begin Material

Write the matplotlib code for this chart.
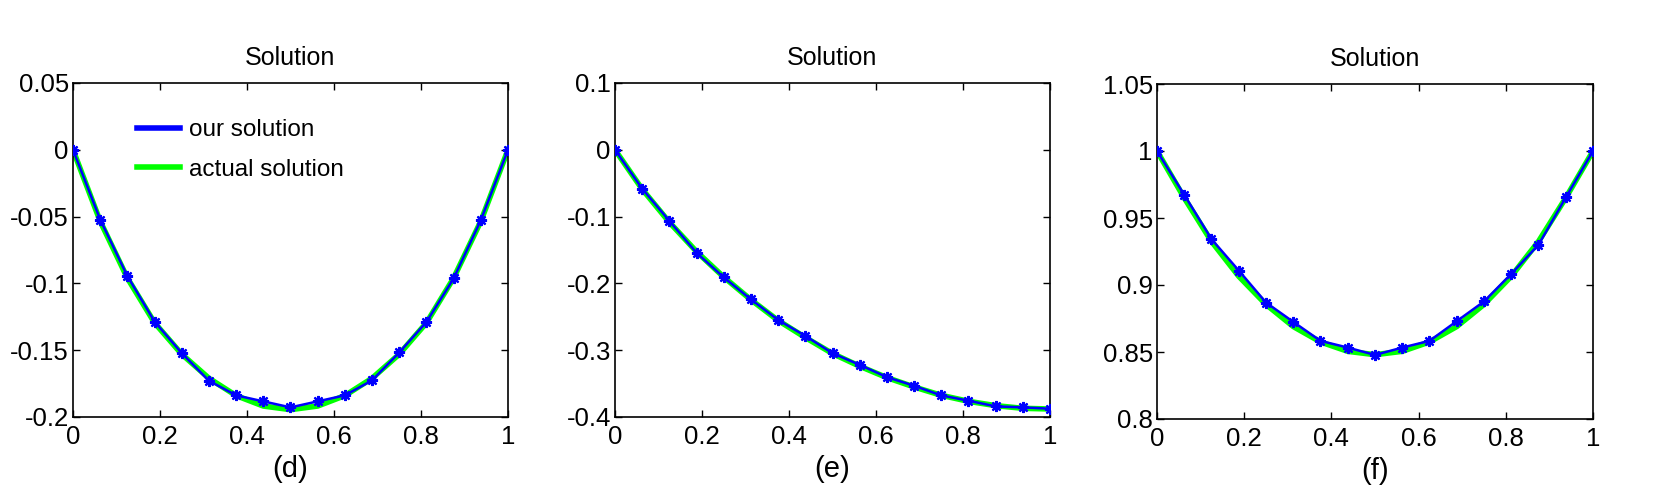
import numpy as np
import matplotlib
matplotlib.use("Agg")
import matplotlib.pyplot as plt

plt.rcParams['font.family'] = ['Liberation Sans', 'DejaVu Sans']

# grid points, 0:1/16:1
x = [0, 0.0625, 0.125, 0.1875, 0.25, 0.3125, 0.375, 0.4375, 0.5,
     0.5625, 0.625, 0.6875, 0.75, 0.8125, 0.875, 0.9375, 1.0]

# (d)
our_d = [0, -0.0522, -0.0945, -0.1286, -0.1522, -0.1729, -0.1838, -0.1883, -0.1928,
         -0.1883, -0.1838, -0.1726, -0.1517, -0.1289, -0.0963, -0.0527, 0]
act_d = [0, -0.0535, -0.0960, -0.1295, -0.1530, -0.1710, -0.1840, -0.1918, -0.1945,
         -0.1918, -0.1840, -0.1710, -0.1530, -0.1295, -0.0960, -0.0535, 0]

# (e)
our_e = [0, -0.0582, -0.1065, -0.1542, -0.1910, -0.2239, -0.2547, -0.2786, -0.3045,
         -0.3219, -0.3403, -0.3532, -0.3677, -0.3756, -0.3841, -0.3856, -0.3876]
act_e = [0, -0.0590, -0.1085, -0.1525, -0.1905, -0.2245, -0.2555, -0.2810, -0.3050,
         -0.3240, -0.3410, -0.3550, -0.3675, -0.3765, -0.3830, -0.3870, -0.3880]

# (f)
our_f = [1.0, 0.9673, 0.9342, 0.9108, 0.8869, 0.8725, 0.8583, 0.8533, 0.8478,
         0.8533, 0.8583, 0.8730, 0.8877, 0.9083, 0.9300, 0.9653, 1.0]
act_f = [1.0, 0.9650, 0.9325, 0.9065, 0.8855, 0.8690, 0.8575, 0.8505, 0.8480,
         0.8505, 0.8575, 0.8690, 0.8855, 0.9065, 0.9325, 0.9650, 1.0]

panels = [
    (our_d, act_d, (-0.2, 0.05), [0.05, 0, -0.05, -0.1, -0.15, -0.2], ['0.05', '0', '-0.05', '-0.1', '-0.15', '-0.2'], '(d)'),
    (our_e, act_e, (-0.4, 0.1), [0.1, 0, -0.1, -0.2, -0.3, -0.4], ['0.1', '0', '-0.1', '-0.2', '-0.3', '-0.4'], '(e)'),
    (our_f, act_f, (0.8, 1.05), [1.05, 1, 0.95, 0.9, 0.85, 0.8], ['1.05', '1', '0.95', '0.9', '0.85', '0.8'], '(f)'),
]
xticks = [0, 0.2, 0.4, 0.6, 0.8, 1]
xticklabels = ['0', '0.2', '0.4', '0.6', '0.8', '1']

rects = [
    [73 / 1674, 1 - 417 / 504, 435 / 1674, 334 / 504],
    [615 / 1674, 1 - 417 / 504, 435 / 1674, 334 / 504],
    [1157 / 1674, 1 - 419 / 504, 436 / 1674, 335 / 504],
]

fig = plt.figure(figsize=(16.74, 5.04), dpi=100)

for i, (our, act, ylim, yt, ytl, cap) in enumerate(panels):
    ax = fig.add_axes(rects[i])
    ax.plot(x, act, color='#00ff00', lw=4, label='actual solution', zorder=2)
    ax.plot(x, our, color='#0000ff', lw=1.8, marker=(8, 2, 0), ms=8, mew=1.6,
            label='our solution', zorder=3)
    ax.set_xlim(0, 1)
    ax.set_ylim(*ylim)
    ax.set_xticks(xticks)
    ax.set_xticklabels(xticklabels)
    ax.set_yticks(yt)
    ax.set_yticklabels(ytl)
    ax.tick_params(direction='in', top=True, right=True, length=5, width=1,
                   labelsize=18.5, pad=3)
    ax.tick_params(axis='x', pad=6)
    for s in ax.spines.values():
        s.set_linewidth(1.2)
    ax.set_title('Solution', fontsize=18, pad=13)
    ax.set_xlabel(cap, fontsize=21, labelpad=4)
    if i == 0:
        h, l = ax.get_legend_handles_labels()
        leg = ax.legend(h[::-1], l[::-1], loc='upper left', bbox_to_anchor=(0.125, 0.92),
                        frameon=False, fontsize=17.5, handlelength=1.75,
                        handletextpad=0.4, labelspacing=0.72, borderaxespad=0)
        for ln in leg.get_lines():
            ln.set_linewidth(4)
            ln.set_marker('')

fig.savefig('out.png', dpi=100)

end Material

Aim of the exercise —
Reproduce exactly the run of lines that opens the listing and closes with the line holding "0.8505, 0.8575, 0.8690, 0.8855, 0.9065, 0.9325, 0.9650, 1.0]". Pictures are excluded.

Result of the task —
Write the matplotlib code for this chart.
import numpy as np
import matplotlib
matplotlib.use("Agg")
import matplotlib.pyplot as plt

plt.rcParams['font.family'] = ['Liberation Sans', 'DejaVu Sans']

# grid points, 0:1/16:1
x = [0, 0.0625, 0.125, 0.1875, 0.25, 0.3125, 0.375, 0.4375, 0.5,
     0.5625, 0.625, 0.6875, 0.75, 0.8125, 0.875, 0.9375, 1.0]

# (d)
our_d = [0, -0.0522, -0.0945, -0.1286, -0.1522, -0.1729, -0.1838, -0.1883, -0.1928,
         -0.1883, -0.1838, -0.1726, -0.1517, -0.1289, -0.0963, -0.0527, 0]
act_d = [0, -0.0535, -0.0960, -0.1295, -0.1530, -0.1710, -0.1840, -0.1918, -0.1945,
         -0.1918, -0.1840, -0.1710, -0.1530, -0.1295, -0.0960, -0.0535, 0]

# (e)
our_e = [0, -0.0582, -0.1065, -0.1542, -0.1910, -0.2239, -0.2547, -0.2786, -0.3045,
         -0.3219, -0.3403, -0.3532, -0.3677, -0.3756, -0.3841, -0.3856, -0.3876]
act_e = [0, -0.0590, -0.1085, -0.1525, -0.1905, -0.2245, -0.2555, -0.2810, -0.3050,
         -0.3240, -0.3410, -0.3550, -0.3675, -0.3765, -0.3830, -0.3870, -0.3880]

# (f)
our_f = [1.0, 0.9673, 0.9342, 0.9108, 0.8869, 0.8725, 0.8583, 0.8533, 0.8478,
         0.8533, 0.8583, 0.8730, 0.8877, 0.9083, 0.9300, 0.9653, 1.0]
act_f = [1.0, 0.9650, 0.9325, 0.9065, 0.8855, 0.8690, 0.8575, 0.8505, 0.8480,
         0.8505, 0.8575, 0.8690, 0.8855, 0.9065, 0.9325, 0.9650, 1.0]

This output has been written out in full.